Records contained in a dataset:
--

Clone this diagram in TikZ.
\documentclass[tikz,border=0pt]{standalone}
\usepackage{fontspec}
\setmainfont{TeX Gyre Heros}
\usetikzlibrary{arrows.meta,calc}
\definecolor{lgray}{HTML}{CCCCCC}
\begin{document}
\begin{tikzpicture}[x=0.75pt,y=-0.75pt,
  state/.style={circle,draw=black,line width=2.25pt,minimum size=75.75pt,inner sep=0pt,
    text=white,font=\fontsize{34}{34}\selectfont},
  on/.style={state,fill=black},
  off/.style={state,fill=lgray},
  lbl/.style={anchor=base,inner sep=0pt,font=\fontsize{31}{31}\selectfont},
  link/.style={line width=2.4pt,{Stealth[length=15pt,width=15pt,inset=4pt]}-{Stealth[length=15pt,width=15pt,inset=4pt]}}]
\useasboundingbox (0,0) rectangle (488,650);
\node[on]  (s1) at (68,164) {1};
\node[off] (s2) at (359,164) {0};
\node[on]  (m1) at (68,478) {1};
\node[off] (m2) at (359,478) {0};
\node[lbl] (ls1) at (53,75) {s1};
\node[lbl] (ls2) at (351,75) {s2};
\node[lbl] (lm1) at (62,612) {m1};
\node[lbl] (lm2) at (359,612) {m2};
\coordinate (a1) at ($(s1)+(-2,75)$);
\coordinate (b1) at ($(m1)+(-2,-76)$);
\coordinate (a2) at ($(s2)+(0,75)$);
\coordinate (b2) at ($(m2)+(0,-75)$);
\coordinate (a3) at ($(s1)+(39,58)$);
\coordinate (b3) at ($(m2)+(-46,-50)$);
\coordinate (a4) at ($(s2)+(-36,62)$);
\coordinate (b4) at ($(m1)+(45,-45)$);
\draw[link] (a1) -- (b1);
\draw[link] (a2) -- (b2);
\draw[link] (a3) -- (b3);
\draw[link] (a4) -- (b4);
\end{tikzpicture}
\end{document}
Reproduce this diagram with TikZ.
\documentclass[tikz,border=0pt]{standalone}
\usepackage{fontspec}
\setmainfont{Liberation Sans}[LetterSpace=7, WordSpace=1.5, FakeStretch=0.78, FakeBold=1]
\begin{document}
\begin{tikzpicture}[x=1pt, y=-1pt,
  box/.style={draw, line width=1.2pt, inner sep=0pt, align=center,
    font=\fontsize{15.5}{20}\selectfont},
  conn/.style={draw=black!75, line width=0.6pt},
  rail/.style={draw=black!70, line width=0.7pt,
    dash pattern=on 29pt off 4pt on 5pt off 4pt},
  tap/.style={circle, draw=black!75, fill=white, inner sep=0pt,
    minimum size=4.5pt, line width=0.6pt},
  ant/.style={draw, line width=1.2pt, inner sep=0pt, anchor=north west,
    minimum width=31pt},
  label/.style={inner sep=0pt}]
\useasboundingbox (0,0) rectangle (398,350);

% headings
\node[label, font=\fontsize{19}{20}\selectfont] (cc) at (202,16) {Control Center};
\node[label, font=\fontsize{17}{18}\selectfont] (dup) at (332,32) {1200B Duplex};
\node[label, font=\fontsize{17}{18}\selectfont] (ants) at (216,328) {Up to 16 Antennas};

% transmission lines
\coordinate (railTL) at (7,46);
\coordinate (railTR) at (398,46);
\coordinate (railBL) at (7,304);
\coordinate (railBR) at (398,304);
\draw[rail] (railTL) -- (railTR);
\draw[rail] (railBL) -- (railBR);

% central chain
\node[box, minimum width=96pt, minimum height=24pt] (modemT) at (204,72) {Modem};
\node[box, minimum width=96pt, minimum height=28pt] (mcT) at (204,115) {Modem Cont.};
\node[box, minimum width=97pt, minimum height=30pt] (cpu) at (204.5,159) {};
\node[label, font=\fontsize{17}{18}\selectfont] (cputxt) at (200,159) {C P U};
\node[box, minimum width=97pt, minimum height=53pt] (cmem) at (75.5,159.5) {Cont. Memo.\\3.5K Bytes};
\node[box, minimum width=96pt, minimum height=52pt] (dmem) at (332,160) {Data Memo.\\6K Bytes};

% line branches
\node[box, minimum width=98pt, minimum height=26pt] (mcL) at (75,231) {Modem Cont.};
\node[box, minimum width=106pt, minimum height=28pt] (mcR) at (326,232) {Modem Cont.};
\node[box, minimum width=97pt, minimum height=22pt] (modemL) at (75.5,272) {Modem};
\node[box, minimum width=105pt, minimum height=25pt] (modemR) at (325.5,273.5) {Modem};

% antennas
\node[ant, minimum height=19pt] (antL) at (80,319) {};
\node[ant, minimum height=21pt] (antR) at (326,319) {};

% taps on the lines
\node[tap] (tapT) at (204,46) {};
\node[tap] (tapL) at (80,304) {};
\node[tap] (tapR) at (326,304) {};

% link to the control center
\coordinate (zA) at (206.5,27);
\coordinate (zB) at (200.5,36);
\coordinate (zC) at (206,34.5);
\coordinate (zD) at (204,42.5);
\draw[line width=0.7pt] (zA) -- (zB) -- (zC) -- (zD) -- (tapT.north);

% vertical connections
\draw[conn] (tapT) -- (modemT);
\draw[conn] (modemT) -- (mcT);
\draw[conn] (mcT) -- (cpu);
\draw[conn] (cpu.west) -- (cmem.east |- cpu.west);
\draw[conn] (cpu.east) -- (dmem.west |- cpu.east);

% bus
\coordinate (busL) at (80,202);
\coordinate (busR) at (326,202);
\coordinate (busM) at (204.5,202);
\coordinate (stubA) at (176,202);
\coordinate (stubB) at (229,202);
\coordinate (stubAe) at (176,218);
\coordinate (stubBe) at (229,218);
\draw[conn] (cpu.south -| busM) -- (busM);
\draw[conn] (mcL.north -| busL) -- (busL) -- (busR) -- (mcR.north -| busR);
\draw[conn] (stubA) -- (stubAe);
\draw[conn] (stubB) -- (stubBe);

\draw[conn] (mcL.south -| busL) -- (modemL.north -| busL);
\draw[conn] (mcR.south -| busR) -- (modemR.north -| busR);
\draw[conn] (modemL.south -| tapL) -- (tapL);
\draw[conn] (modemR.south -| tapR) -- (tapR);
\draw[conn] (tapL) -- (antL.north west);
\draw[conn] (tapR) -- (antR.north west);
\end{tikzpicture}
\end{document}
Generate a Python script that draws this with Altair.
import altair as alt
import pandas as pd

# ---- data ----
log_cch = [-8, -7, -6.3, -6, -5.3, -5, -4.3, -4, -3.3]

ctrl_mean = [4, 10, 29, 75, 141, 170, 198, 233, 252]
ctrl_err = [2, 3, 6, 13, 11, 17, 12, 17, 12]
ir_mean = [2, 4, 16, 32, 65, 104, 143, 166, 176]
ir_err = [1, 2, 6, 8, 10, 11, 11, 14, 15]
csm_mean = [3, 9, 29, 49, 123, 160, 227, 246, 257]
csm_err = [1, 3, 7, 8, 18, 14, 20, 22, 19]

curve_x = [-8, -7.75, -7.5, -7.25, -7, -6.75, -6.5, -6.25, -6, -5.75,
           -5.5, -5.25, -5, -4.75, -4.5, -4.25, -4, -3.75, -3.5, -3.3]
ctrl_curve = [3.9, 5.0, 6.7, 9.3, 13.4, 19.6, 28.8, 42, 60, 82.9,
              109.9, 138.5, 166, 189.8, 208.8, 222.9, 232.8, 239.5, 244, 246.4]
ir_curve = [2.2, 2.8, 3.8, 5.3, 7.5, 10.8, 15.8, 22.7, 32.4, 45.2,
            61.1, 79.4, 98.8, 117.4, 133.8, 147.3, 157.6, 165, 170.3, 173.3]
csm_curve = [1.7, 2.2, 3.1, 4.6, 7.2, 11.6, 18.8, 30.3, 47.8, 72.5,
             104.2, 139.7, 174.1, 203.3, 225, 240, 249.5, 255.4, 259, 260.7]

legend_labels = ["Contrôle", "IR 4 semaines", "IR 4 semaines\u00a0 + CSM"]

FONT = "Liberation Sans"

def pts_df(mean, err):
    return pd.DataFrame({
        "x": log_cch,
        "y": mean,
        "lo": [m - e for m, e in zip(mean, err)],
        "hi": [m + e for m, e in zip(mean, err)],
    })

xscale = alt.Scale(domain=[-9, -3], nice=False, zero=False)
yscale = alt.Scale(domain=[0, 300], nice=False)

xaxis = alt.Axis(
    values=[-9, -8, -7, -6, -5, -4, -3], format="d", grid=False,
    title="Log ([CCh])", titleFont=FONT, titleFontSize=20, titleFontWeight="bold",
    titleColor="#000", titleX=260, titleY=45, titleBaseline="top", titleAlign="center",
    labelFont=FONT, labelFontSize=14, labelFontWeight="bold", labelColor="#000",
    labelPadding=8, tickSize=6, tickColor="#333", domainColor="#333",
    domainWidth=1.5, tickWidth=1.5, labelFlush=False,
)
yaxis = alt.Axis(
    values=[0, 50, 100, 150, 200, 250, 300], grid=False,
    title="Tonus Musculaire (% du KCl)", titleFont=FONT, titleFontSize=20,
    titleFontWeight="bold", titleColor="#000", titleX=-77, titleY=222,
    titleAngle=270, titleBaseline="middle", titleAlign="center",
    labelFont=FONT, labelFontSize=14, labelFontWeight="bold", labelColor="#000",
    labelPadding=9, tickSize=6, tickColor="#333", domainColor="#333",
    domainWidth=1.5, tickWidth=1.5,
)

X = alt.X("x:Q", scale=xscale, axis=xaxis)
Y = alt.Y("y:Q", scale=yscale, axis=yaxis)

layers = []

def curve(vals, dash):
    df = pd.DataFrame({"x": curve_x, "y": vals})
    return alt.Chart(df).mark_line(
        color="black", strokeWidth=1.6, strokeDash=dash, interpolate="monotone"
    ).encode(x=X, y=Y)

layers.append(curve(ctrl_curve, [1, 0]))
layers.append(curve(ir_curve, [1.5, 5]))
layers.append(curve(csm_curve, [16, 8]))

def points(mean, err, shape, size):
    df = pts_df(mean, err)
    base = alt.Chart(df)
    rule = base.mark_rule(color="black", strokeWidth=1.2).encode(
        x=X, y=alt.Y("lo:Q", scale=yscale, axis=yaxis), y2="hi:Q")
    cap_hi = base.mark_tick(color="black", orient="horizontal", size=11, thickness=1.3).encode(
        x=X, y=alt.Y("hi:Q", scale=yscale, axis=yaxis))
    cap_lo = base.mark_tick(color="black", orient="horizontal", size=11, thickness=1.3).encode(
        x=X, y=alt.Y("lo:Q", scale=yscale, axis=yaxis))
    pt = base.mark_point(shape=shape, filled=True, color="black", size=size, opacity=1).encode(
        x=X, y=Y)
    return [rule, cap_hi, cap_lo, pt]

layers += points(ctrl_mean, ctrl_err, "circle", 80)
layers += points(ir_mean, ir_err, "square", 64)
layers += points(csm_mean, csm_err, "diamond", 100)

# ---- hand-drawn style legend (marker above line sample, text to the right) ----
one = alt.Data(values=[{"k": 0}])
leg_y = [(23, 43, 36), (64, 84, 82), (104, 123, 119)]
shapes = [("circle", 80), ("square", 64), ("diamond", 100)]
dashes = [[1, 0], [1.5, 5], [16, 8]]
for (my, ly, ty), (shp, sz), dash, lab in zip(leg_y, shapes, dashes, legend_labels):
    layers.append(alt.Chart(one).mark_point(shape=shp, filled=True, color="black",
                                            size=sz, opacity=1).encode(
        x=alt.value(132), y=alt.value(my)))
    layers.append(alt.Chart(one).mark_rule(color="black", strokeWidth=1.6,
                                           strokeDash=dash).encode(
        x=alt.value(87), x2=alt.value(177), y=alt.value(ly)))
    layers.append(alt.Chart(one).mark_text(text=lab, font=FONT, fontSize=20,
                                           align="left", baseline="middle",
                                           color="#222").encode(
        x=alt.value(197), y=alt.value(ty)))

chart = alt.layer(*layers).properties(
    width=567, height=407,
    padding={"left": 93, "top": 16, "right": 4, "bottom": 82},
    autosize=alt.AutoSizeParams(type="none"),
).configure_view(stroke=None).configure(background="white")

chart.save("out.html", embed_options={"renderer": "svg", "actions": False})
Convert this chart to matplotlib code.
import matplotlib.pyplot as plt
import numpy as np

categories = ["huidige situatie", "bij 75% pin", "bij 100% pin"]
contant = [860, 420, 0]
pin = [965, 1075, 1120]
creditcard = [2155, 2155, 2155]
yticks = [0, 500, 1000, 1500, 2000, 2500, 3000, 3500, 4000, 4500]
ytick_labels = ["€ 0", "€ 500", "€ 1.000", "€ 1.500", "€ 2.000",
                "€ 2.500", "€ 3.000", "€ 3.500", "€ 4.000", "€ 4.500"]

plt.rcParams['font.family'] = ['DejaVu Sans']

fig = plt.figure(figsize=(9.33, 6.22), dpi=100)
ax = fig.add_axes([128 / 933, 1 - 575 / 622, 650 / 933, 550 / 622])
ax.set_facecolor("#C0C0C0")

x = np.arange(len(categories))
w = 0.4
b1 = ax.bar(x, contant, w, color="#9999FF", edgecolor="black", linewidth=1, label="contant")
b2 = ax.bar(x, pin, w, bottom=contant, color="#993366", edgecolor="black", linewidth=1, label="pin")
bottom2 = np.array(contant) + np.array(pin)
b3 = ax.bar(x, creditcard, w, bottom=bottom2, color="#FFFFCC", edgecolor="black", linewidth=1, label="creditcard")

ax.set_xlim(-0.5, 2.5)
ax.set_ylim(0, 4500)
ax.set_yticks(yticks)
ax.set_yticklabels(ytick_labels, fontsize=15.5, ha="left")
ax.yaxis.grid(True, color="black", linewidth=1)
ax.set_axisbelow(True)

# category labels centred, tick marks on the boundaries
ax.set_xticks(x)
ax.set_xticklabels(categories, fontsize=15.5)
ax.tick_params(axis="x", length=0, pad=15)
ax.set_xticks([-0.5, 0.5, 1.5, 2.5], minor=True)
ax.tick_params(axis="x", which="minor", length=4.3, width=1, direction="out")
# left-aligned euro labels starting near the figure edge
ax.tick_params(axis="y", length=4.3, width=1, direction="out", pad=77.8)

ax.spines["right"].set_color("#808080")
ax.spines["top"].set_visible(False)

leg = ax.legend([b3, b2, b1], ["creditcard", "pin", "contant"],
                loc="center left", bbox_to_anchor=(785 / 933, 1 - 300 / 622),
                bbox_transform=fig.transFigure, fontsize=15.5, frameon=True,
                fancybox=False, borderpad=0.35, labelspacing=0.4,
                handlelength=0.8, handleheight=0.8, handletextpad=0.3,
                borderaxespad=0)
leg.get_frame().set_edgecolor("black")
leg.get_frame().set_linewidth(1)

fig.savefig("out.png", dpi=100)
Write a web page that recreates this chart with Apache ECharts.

--

▶ Aim of the task: Pull out all lines from the entries above in which the word "with" appears.

▶ Written solution:
Reproduce this diagram with TikZ.
Generate a Python script that draws this with Altair.
Write a web page that recreates this chart with Apache ECharts.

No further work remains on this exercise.